**EXERCISE**
Return all of the data exactly as written, without the pictures.

**Charts and diagrams as code**
-*-

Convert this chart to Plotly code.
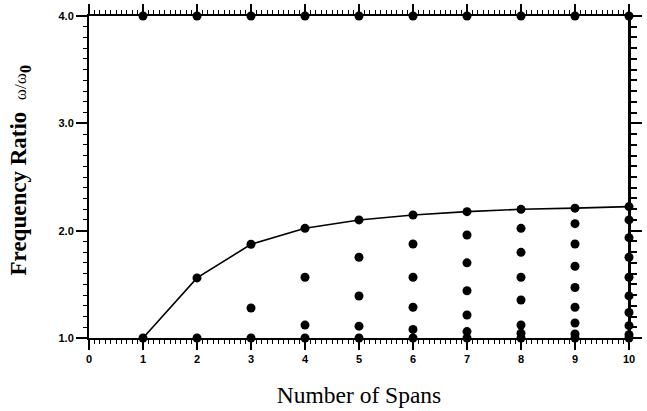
import plotly.graph_objects as go

# Natural frequency ratios (omega / omega_0) of the first band, per number of spans
spans = [1, 2, 3, 4, 5, 6, 7, 8, 9, 10]
modes_1 = [1.0]
modes_2 = [1.0, 1.56]
modes_3 = [1.0, 1.28, 1.873]
modes_4 = [1.0, 1.12, 1.566, 2.022]
modes_5 = [1.0, 1.11, 1.391, 1.752, 2.10]
modes_6 = [1.0, 1.08, 1.286, 1.566, 1.876, 2.146]
modes_7 = [1.0, 1.06, 1.214, 1.44, 1.70, 1.96, 2.177]
modes_8 = [1.0, 1.044, 1.121, 1.354, 1.566, 1.798, 2.022, 2.199]
modes_9 = [1.0, 1.037, 1.14, 1.286, 1.47, 1.668, 1.876, 2.065, 2.21]
modes_10 = [1.0, 1.03, 1.115, 1.238, 1.392, 1.566, 1.752, 1.935, 2.10, 2.224]
# First frequency of the second band
second_band = [4.0, 4.0, 4.0, 4.0, 4.0, 4.0, 4.0, 4.0, 4.0, 4.0]

x_ticks = [0, 1, 2, 3, 4, 5, 6, 7, 8, 9, 10]
y_ticks = [1.0, 2.0, 3.0, 4.0]
y_tick_text = ["1.0", "2.0", "3.0", "4.0"]

all_modes = [modes_1, modes_2, modes_3, modes_4, modes_5,
             modes_6, modes_7, modes_8, modes_9, modes_10]

pts_x, pts_y = [], []
for n, freqs in zip(spans, all_modes):
    pts_x += [n] * len(freqs)
    pts_y += freqs
pts_x += spans
pts_y += second_band

band_edge = [max(f) for f in all_modes]

fig = go.Figure()
fig.add_trace(go.Scatter(
    x=spans, y=band_edge, mode="lines",
    line=dict(color="black", width=1.6),
    cliponaxis=False, hoverinfo="skip",
))
fig.add_trace(go.Scatter(
    x=pts_x, y=pts_y, mode="markers",
    marker=dict(color="black", size=9, line=dict(width=0)),
    cliponaxis=False,
))
# invisible trace that carries the right-hand fine-tick axis
fig.add_trace(go.Scatter(x=[0], y=[1], yaxis="y2", mode="markers",
                         marker=dict(opacity=0), hoverinfo="skip"))

tick_font = dict(family="Liberation Sans, Arial", size=11, color="black", weight="bold")
serif = "Liberation Serif, Times New Roman"

fig.update_layout(
    width=647, height=411,
    margin=dict(l=89, r=18, t=16, b=73),
    paper_bgcolor="white", plot_bgcolor="white",
    showlegend=False,
    xaxis=dict(
        range=[0, 10], tickvals=x_ticks, automargin=False,
        showgrid=False, zeroline=False,
        showline=True, linecolor="black", linewidth=2,
        mirror="ticks", ticks="outside", ticklen=10, tickwidth=1.5, tickcolor="black",
        minor=dict(dtick=0.1, ticks="outside", ticklen=4, tickwidth=1, tickcolor="black"),
        tickfont=tick_font,
        title=dict(text="Number of Spans", standoff=22,
                   font=dict(family=serif, size=23.5, color="black")),
    ),
    yaxis=dict(
        range=[1, 4], tickvals=y_ticks, ticktext=y_tick_text, automargin=False,
        showgrid=False, zeroline=False,
        showline=True, linecolor="black", linewidth=2,
        mirror="ticks", ticks="outside", ticklen=11, tickwidth=1.5, tickcolor="black",
        minor=dict(dtick=0.1, ticks="outside", ticklen=4, tickwidth=1, tickcolor="black"),
        tickfont=tick_font,
    ),
    # fine ticks every 0.1 along the right-hand edge
    yaxis2=dict(
        range=[1, 4], overlaying="y", side="right", anchor="free", position=1.0,
        automargin=False, showgrid=False, zeroline=False, showticklabels=False,
        showline=True, linecolor="black", linewidth=2,
        tick0=1, dtick=0.1, ticks="outside", ticklen=7, tickwidth=1.5, tickcolor="black",
    ),
    annotations=[dict(
        text="<b>Frequency Ratio</b>  <span style='font-size:17px'>ω/ω</span><sub><b>0</b></sub>",
        xref="paper", yref="paper", x=-0.128, y=0.52,
        xanchor="center", yanchor="middle", textangle=-90, showarrow=False,
        font=dict(family=serif, size=23, color="black"),
    )],
)

fig.write_html("out.html")
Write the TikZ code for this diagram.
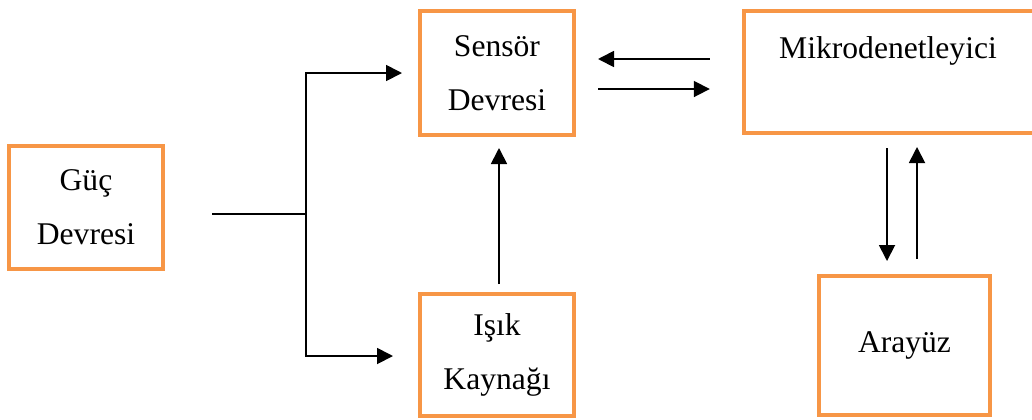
\documentclass[tikz,border=0pt]{standalone}
\usepackage{fontspec}
\setmainfont{Liberation Serif}
\usepackage{xcolor}
\usetikzlibrary{arrows.meta}
\definecolor{kutu}{HTML}{F79646}

\begin{document}
\begin{tikzpicture}[x=0.5pt,y=-0.5pt,
        font=\fontsize{15.8pt}{27pt}\selectfont,
        blok/.style={draw=kutu, line width=2.2pt, align=center, inner sep=0pt},
        ok/.style={-{Triangle[length=8pt,width=8pt]}, line width=0.9pt}]
        \useasboundingbox (0,0) rectangle (1032,419); % page size

        \node[blok, minimum width=76.8pt, minimum height=61.3pt] (guc) at (86,207.5) {Güç\\Devresi};
        \node[blok, minimum width=76.8pt, minimum height=61.8pt] (sensor) at (497,73) {Sensör\\Devresi};
        \node[blok, minimum width=76.8pt, minimum height=60.8pt] (isik) at (497,355) {Işık\\Kaynağı};
        % right side of this box runs off the page
        \node[blok, minimum width=150pt, minimum height=60.8pt,
              label={[anchor=base,xshift=-3pt,yshift=-24.5pt]north:Mikrodenetleyici}] (mikro) at (894,72) {};
        \node[blok, minimum width=85.3pt, minimum height=69.3pt] (arayuz) at (904.5,345.5) {Arayüz};

        \coordinate (cikis) at (212,214);
        \coordinate (ayrim) at (306,214);

        \draw[line width=0.9pt] (cikis) -- (ayrim);
        \draw[ok] (ayrim) |- ([xshift=-8pt]sensor.west);
        \draw[ok] (ayrim) |- ([xshift=-12.5pt,yshift=-0.5pt]isik.west);

        \draw[ok, shorten <=4pt, shorten >=5.5pt] ([xshift=1pt]isik.north) -- ([xshift=1pt]sensor.south);

        \draw[ok, shorten <=16pt, shorten >=11pt] ([yshift=6.5pt]mikro.west) -- ([yshift=6.5pt]mikro.west -| sensor.east);
        \draw[ok, shorten <=11pt, shorten >=16pt] ([yshift=-8pt]sensor.east) -- ([yshift=-8pt]sensor.east -| mikro.west);

        \draw[ok, shorten <=6.5pt, shorten >=6.5pt] ([xshift=-3.5pt]mikro.south) -- ([xshift=-3.5pt]mikro.south |- arayuz.north);
        \draw[ok, shorten <=7.5pt, shorten >=6pt] ([xshift=11.5pt]mikro.south |- arayuz.north) -- ([xshift=11.5pt]mikro.south);
    \end{tikzpicture}
\end{document}
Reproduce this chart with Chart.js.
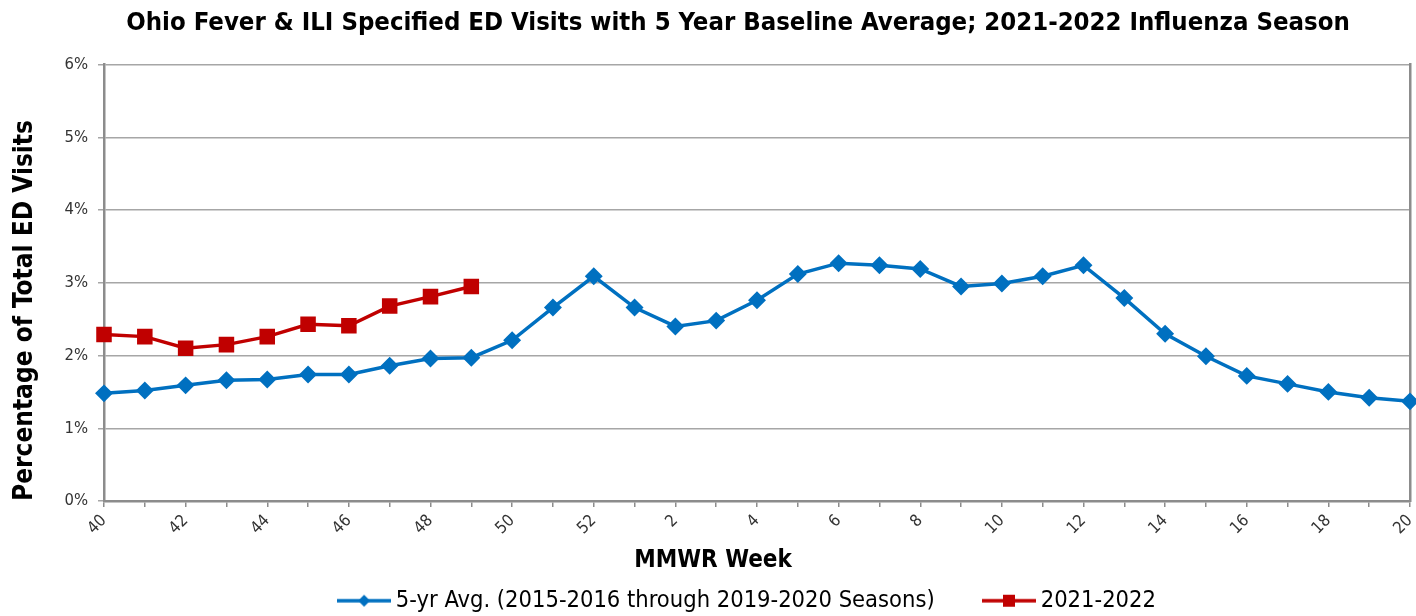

-*-

**THE RESPONSE**
Convert this chart to Plotly code.
import plotly.graph_objects as go

# Natural frequency ratios (omega / omega_0) of the first band, per number of spans
spans = [1, 2, 3, 4, 5, 6, 7, 8, 9, 10]
modes_1 = [1.0]
modes_2 = [1.0, 1.56]
modes_3 = [1.0, 1.28, 1.873]
modes_4 = [1.0, 1.12, 1.566, 2.022]
modes_5 = [1.0, 1.11, 1.391, 1.752, 2.10]
modes_6 = [1.0, 1.08, 1.286, 1.566, 1.876, 2.146]
modes_7 = [1.0, 1.06, 1.214, 1.44, 1.70, 1.96, 2.177]
modes_8 = [1.0, 1.044, 1.121, 1.354, 1.566, 1.798, 2.022, 2.199]
modes_9 = [1.0, 1.037, 1.14, 1.286, 1.47, 1.668, 1.876, 2.065, 2.21]
modes_10 = [1.0, 1.03, 1.115, 1.238, 1.392, 1.566, 1.752, 1.935, 2.10, 2.224]
# First frequency of the second band
second_band = [4.0, 4.0, 4.0, 4.0, 4.0, 4.0, 4.0, 4.0, 4.0, 4.0]

x_ticks = [0, 1, 2, 3, 4, 5, 6, 7, 8, 9, 10]
y_ticks = [1.0, 2.0, 3.0, 4.0]
y_tick_text = ["1.0", "2.0", "3.0", "4.0"]

all_modes = [modes_1, modes_2, modes_3, modes_4, modes_5,
             modes_6, modes_7, modes_8, modes_9, modes_10]

pts_x, pts_y = [], []
for n, freqs in zip(spans, all_modes):
    pts_x += [n] * len(freqs)
    pts_y += freqs
pts_x += spans
pts_y += second_band

band_edge = [max(f) for f in all_modes]

fig = go.Figure()
fig.add_trace(go.Scatter(
    x=spans, y=band_edge, mode="lines",
    line=dict(color="black", width=1.6),
    cliponaxis=False, hoverinfo="skip",
))
fig.add_trace(go.Scatter(
    x=pts_x, y=pts_y, mode="markers",
    marker=dict(color="black", size=9, line=dict(width=0)),
    cliponaxis=False,
))
# invisible trace that carries the right-hand fine-tick axis
fig.add_trace(go.Scatter(x=[0], y=[1], yaxis="y2", mode="markers",
                         marker=dict(opacity=0), hoverinfo="skip"))

tick_font = dict(family="Liberation Sans, Arial", size=11, color="black", weight="bold")
serif = "Liberation Serif, Times New Roman"

fig.update_layout(
    width=647, height=411,
    margin=dict(l=89, r=18, t=16, b=73),
    paper_bgcolor="white", plot_bgcolor="white",
    showlegend=False,
    xaxis=dict(
        range=[0, 10], tickvals=x_ticks, automargin=False,
        showgrid=False, zeroline=False,
        showline=True, linecolor="black", linewidth=2,
        mirror="ticks", ticks="outside", ticklen=10, tickwidth=1.5, tickcolor="black",
        minor=dict(dtick=0.1, ticks="outside", ticklen=4, tickwidth=1, tickcolor="black"),
        tickfont=tick_font,
        title=dict(text="Number of Spans", standoff=22,
                   font=dict(family=serif, size=23.5, color="black")),
    ),
    yaxis=dict(
        range=[1, 4], tickvals=y_ticks, ticktext=y_tick_text, automargin=False,
        showgrid=False, zeroline=False,
        showline=True, linecolor="black", linewidth=2,
        mirror="ticks", ticks="outside", ticklen=11, tickwidth=1.5, tickcolor="black",
        minor=dict(dtick=0.1, ticks="outside", ticklen=4, tickwidth=1, tickcolor="black"),
        tickfont=tick_font,
    ),
    # fine ticks every 0.1 along the right-hand edge
    yaxis2=dict(
        range=[1, 4], overlaying="y", side="right", anchor="free", position=1.0,
        automargin=False, showgrid=False, zeroline=False, showticklabels=False,
        showline=True, linecolor="black", linewidth=2,
        tick0=1, dtick=0.1, ticks="outside", ticklen=7, tickwidth=1.5, tickcolor="black",
    ),
    annotations=[dict(
        text="<b>Frequency Ratio</b>  <span style='font-size:17px'>ω/ω</span><sub><b>0</b></sub>",
        xref="paper", yref="paper", x=-0.128, y=0.52,
        xanchor="center", yanchor="middle", textangle=-90, showarrow=False,
        font=dict(family=serif, size=23, color="black"),
    )],
)

fig.write_html("out.html")
Write the TikZ code for this diagram.
\documentclass[tikz,border=0pt]{standalone}
\usepackage{fontspec}
\setmainfont{Liberation Serif}
\usepackage{xcolor}
\usetikzlibrary{arrows.meta}
\definecolor{kutu}{HTML}{F79646}

\begin{document}
\begin{tikzpicture}[x=0.5pt,y=-0.5pt,
        font=\fontsize{15.8pt}{27pt}\selectfont,
        blok/.style={draw=kutu, line width=2.2pt, align=center, inner sep=0pt},
        ok/.style={-{Triangle[length=8pt,width=8pt]}, line width=0.9pt}]
        \useasboundingbox (0,0) rectangle (1032,419); % page size

        \node[blok, minimum width=76.8pt, minimum height=61.3pt] (guc) at (86,207.5) {Güç\\Devresi};
        \node[blok, minimum width=76.8pt, minimum height=61.8pt] (sensor) at (497,73) {Sensör\\Devresi};
        \node[blok, minimum width=76.8pt, minimum height=60.8pt] (isik) at (497,355) {Işık\\Kaynağı};
        % right side of this box runs off the page
        \node[blok, minimum width=150pt, minimum height=60.8pt,
              label={[anchor=base,xshift=-3pt,yshift=-24.5pt]north:Mikrodenetleyici}] (mikro) at (894,72) {};
        \node[blok, minimum width=85.3pt, minimum height=69.3pt] (arayuz) at (904.5,345.5) {Arayüz};

        \coordinate (cikis) at (212,214);
        \coordinate (ayrim) at (306,214);

        \draw[line width=0.9pt] (cikis) -- (ayrim);
        \draw[ok] (ayrim) |- ([xshift=-8pt]sensor.west);
        \draw[ok] (ayrim) |- ([xshift=-12.5pt,yshift=-0.5pt]isik.west);

        \draw[ok, shorten <=4pt, shorten >=5.5pt] ([xshift=1pt]isik.north) -- ([xshift=1pt]sensor.south);

        \draw[ok, shorten <=16pt, shorten >=11pt] ([yshift=6.5pt]mikro.west) -- ([yshift=6.5pt]mikro.west -| sensor.east);
        \draw[ok, shorten <=11pt, shorten >=16pt] ([yshift=-8pt]sensor.east) -- ([yshift=-8pt]sensor.east -| mikro.west);

        \draw[ok, shorten <=6.5pt, shorten >=6.5pt] ([xshift=-3.5pt]mikro.south) -- ([xshift=-3.5pt]mikro.south |- arayuz.north);
        \draw[ok, shorten <=7.5pt, shorten >=6pt] ([xshift=11.5pt]mikro.south |- arayuz.north) -- ([xshift=11.5pt]mikro.south);
    \end{tikzpicture}
\end{document}
Reproduce this chart with Chart.js.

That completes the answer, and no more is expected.